Exercise directions —
Repeat the data that follows, word for word, without the images.

═════ Data section ═════

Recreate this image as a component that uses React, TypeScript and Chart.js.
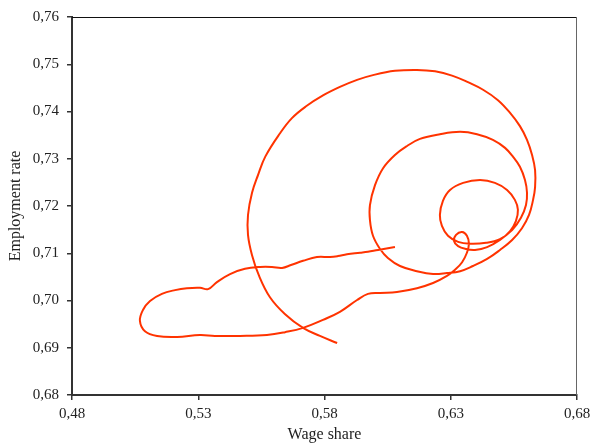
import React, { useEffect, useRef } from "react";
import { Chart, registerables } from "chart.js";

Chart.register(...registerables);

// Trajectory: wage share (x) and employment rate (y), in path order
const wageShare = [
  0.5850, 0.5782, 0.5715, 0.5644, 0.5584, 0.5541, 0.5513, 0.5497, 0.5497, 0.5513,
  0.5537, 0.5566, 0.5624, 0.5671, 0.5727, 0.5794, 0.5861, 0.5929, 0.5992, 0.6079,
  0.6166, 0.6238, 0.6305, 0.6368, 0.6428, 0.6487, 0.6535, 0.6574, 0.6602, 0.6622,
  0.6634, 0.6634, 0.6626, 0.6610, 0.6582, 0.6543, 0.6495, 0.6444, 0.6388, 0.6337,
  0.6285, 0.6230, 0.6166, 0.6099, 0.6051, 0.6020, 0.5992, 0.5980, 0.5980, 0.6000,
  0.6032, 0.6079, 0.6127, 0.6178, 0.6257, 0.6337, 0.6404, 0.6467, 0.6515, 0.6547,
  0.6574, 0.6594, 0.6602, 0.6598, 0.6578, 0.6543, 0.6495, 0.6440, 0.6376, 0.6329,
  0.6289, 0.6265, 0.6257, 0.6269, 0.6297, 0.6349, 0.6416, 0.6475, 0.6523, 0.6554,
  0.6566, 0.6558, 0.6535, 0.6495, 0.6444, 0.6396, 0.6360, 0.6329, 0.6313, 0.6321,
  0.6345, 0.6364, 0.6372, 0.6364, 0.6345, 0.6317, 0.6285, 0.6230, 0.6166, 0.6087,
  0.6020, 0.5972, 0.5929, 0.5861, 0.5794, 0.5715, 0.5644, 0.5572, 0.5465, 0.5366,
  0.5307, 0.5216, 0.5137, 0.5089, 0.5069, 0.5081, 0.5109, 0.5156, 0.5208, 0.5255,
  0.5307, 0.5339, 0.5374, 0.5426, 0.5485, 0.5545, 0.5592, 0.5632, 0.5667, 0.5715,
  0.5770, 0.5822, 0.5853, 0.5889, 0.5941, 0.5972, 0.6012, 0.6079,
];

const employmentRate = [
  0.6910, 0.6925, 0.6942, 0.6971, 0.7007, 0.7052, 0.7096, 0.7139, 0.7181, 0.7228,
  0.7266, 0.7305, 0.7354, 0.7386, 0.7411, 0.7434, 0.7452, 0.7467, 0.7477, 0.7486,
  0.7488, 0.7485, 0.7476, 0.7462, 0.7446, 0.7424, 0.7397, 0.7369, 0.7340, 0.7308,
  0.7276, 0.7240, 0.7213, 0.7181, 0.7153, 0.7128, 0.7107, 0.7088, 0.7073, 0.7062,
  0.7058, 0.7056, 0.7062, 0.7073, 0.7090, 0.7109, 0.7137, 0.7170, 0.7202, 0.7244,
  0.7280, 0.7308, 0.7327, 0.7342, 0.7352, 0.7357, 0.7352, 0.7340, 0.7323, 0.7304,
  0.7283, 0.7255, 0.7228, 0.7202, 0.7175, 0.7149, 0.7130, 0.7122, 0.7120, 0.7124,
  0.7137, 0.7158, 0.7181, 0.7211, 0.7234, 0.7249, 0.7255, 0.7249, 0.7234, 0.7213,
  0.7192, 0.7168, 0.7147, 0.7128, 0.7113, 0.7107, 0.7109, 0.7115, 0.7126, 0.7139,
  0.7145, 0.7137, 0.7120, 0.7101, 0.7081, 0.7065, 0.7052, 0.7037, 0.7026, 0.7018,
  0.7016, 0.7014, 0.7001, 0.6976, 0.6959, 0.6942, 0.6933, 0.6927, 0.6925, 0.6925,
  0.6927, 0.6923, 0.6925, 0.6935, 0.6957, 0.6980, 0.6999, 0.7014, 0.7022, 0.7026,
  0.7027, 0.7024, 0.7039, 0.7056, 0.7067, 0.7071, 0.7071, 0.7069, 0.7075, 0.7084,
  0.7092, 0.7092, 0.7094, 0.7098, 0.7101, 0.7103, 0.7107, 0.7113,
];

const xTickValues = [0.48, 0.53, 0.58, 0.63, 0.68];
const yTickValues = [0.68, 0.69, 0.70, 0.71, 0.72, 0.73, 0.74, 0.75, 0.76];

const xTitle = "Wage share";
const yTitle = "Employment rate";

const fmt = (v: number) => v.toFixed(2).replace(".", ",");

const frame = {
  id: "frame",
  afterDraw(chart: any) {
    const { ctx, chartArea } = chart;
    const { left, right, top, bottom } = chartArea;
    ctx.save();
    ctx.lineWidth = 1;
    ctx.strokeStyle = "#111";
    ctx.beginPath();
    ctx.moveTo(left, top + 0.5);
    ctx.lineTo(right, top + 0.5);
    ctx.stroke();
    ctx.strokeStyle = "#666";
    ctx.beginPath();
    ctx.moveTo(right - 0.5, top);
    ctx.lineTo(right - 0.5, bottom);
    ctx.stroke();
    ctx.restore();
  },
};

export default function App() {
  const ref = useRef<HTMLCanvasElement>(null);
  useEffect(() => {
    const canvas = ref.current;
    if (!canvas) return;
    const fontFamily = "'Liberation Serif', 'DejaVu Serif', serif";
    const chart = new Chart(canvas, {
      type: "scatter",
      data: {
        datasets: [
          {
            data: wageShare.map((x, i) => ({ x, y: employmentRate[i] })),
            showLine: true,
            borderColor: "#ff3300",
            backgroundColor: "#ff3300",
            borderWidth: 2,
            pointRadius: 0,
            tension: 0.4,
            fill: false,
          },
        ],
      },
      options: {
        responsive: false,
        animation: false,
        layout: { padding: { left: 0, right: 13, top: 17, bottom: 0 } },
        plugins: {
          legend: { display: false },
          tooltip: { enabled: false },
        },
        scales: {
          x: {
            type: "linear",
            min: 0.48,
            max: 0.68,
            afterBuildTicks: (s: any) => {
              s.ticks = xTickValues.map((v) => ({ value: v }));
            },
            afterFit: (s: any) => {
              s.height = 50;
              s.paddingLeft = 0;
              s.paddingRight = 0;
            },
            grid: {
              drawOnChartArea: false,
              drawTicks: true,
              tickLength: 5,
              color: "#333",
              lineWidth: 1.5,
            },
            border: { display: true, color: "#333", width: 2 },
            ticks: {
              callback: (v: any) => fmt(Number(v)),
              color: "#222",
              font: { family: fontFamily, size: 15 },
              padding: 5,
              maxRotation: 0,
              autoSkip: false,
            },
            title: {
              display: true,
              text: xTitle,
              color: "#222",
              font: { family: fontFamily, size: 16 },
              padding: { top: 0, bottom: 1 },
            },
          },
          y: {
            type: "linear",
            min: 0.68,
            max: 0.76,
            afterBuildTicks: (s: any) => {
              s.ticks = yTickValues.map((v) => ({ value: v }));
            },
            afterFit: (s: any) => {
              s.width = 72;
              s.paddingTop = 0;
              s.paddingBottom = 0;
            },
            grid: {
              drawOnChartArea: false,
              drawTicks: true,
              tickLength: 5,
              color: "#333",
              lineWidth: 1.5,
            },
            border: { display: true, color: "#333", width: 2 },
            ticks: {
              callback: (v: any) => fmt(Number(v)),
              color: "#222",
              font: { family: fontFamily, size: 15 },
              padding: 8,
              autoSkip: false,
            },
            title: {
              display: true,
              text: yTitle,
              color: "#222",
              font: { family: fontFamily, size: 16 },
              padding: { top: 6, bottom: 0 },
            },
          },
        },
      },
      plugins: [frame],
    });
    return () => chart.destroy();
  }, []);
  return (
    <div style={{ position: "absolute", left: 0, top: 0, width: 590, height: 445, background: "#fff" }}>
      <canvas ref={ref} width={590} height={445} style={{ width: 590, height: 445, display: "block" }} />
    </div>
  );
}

═════

Solution for this task —
Recreate this image as a component that uses React, TypeScript and Chart.js.
import React, { useEffect, useRef } from "react";
import { Chart, registerables } from "chart.js";

Chart.register(...registerables);

// Trajectory: wage share (x) and employment rate (y), in path order
const wageShare = [
  0.5850, 0.5782, 0.5715, 0.5644, 0.5584, 0.5541, 0.5513, 0.5497, 0.5497, 0.5513,
  0.5537, 0.5566, 0.5624, 0.5671, 0.5727, 0.5794, 0.5861, 0.5929, 0.5992, 0.6079,
  0.6166, 0.6238, 0.6305, 0.6368, 0.6428, 0.6487, 0.6535, 0.6574, 0.6602, 0.6622,
  0.6634, 0.6634, 0.6626, 0.6610, 0.6582, 0.6543, 0.6495, 0.6444, 0.6388, 0.6337,
  0.6285, 0.6230, 0.6166, 0.6099, 0.6051, 0.6020, 0.5992, 0.5980, 0.5980, 0.6000,
  0.6032, 0.6079, 0.6127, 0.6178, 0.6257, 0.6337, 0.6404, 0.6467, 0.6515, 0.6547,
  0.6574, 0.6594, 0.6602, 0.6598, 0.6578, 0.6543, 0.6495, 0.6440, 0.6376, 0.6329,
  0.6289, 0.6265, 0.6257, 0.6269, 0.6297, 0.6349, 0.6416, 0.6475, 0.6523, 0.6554,
  0.6566, 0.6558, 0.6535, 0.6495, 0.6444, 0.6396, 0.6360, 0.6329, 0.6313, 0.6321,
  0.6345, 0.6364, 0.6372, 0.6364, 0.6345, 0.6317, 0.6285, 0.6230, 0.6166, 0.6087,
  0.6020, 0.5972, 0.5929, 0.5861, 0.5794, 0.5715, 0.5644, 0.5572, 0.5465, 0.5366,
  0.5307, 0.5216, 0.5137, 0.5089, 0.5069, 0.5081, 0.5109, 0.5156, 0.5208, 0.5255,
  0.5307, 0.5339, 0.5374, 0.5426, 0.5485, 0.5545, 0.5592, 0.5632, 0.5667, 0.5715,
  0.5770, 0.5822, 0.5853, 0.5889, 0.5941, 0.5972, 0.6012, 0.6079,
];

const employmentRate = [
  0.6910, 0.6925, 0.6942, 0.6971, 0.7007, 0.7052, 0.7096, 0.7139, 0.7181, 0.7228,
  0.7266, 0.7305, 0.7354, 0.7386, 0.7411, 0.7434, 0.7452, 0.7467, 0.7477, 0.7486,
  0.7488, 0.7485, 0.7476, 0.7462, 0.7446, 0.7424, 0.7397, 0.7369, 0.7340, 0.7308,
  0.7276, 0.7240, 0.7213, 0.7181, 0.7153, 0.7128, 0.7107, 0.7088, 0.7073, 0.7062,
  0.7058, 0.7056, 0.7062, 0.7073, 0.7090, 0.7109, 0.7137, 0.7170, 0.7202, 0.7244,
  0.7280, 0.7308, 0.7327, 0.7342, 0.7352, 0.7357, 0.7352, 0.7340, 0.7323, 0.7304,
  0.7283, 0.7255, 0.7228, 0.7202, 0.7175, 0.7149, 0.7130, 0.7122, 0.7120, 0.7124,
  0.7137, 0.7158, 0.7181, 0.7211, 0.7234, 0.7249, 0.7255, 0.7249, 0.7234, 0.7213,
  0.7192, 0.7168, 0.7147, 0.7128, 0.7113, 0.7107, 0.7109, 0.7115, 0.7126, 0.7139,
  0.7145, 0.7137, 0.7120, 0.7101, 0.7081, 0.7065, 0.7052, 0.7037, 0.7026, 0.7018,
  0.7016, 0.7014, 0.7001, 0.6976, 0.6959, 0.6942, 0.6933, 0.6927, 0.6925, 0.6925,
  0.6927, 0.6923, 0.6925, 0.6935, 0.6957, 0.6980, 0.6999, 0.7014, 0.7022, 0.7026,
  0.7027, 0.7024, 0.7039, 0.7056, 0.7067, 0.7071, 0.7071, 0.7069, 0.7075, 0.7084,
  0.7092, 0.7092, 0.7094, 0.7098, 0.7101, 0.7103, 0.7107, 0.7113,
];

const xTickValues = [0.48, 0.53, 0.58, 0.63, 0.68];
const yTickValues = [0.68, 0.69, 0.70, 0.71, 0.72, 0.73, 0.74, 0.75, 0.76];

const xTitle = "Wage share";
const yTitle = "Employment rate";

const fmt = (v: number) => v.toFixed(2).replace(".", ",");

const frame = {
  id: "frame",
  afterDraw(chart: any) {
    const { ctx, chartArea } = chart;
    const { left, right, top, bottom } = chartArea;
    ctx.save();
    ctx.lineWidth = 1;
    ctx.strokeStyle = "#111";
    ctx.beginPath();
    ctx.moveTo(left, top + 0.5);
    ctx.lineTo(right, top + 0.5);
    ctx.stroke();
    ctx.strokeStyle = "#666";
    ctx.beginPath();
    ctx.moveTo(right - 0.5, top);
    ctx.lineTo(right - 0.5, bottom);
    ctx.stroke();
    ctx.restore();
  },
};

export default function App() {
  const ref = useRef<HTMLCanvasElement>(null);
  useEffect(() => {
    const canvas = ref.current;
    if (!canvas) return;
    const fontFamily = "'Liberation Serif', 'DejaVu Serif', serif";
    const chart = new Chart(canvas, {
      type: "scatter",
      data: {
        datasets: [
          {
            data: wageShare.map((x, i) => ({ x, y: employmentRate[i] })),
            showLine: true,
            borderColor: "#ff3300",
            backgroundColor: "#ff3300",
            borderWidth: 2,
            pointRadius: 0,
            tension: 0.4,
            fill: false,
          },
        ],
      },
      options: {
        responsive: false,
        animation: false,
        layout: { padding: { left: 0, right: 13, top: 17, bottom: 0 } },
        plugins: {
          legend: { display: false },
          tooltip: { enabled: false },
        },
        scales: {
          x: {
            type: "linear",
            min: 0.48,
            max: 0.68,
            afterBuildTicks: (s: any) => {
              s.ticks = xTickValues.map((v) => ({ value: v }));
            },
            afterFit: (s: any) => {
              s.height = 50;
              s.paddingLeft = 0;
              s.paddingRight = 0;
            },
            grid: {
              drawOnChartArea: false,
              drawTicks: true,
              tickLength: 5,
              color: "#333",
              lineWidth: 1.5,
            },
            border: { display: true, color: "#333", width: 2 },
            ticks: {
              callback: (v: any) => fmt(Number(v)),
              color: "#222",
              font: { family: fontFamily, size: 15 },
              padding: 5,
              maxRotation: 0,
              autoSkip: false,
            },
            title: {
              display: true,
              text: xTitle,
              color: "#222",
              font: { family: fontFamily, size: 16 },
              padding: { top: 0, bottom: 1 },
            },
          },
          y: {
            type: "linear",
            min: 0.68,
            max: 0.76,
            afterBuildTicks: (s: any) => {
              s.ticks = yTickValues.map((v) => ({ value: v }));
            },
            afterFit: (s: any) => {
              s.width = 72;
              s.paddingTop = 0;
              s.paddingBottom = 0;
            },
            grid: {
              drawOnChartArea: false,
              drawTicks: true,
              tickLength: 5,
              color: "#333",
              lineWidth: 1.5,
            },
            border: { display: true, color: "#333", width: 2 },
            ticks: {
              callback: (v: any) => fmt(Number(v)),
              color: "#222",
              font: { family: fontFamily, size: 15 },
              padding: 8,
              autoSkip: false,
            },
            title: {
              display: true,
              text: yTitle,
              color: "#222",
              font: { family: fontFamily, size: 16 },
              padding: { top: 6, bottom: 0 },
            },
          },
        },
      },
      plugins: [frame],
    });
    return () => chart.destroy();
  }, []);
  return (
    <div style={{ position: "absolute", left: 0, top: 0, width: 590, height: 445, background: "#fff" }}>
      <canvas ref={ref} width={590} height={445} style={{ width: 590, height: 445, display: "block" }} />
    </div>
  );
}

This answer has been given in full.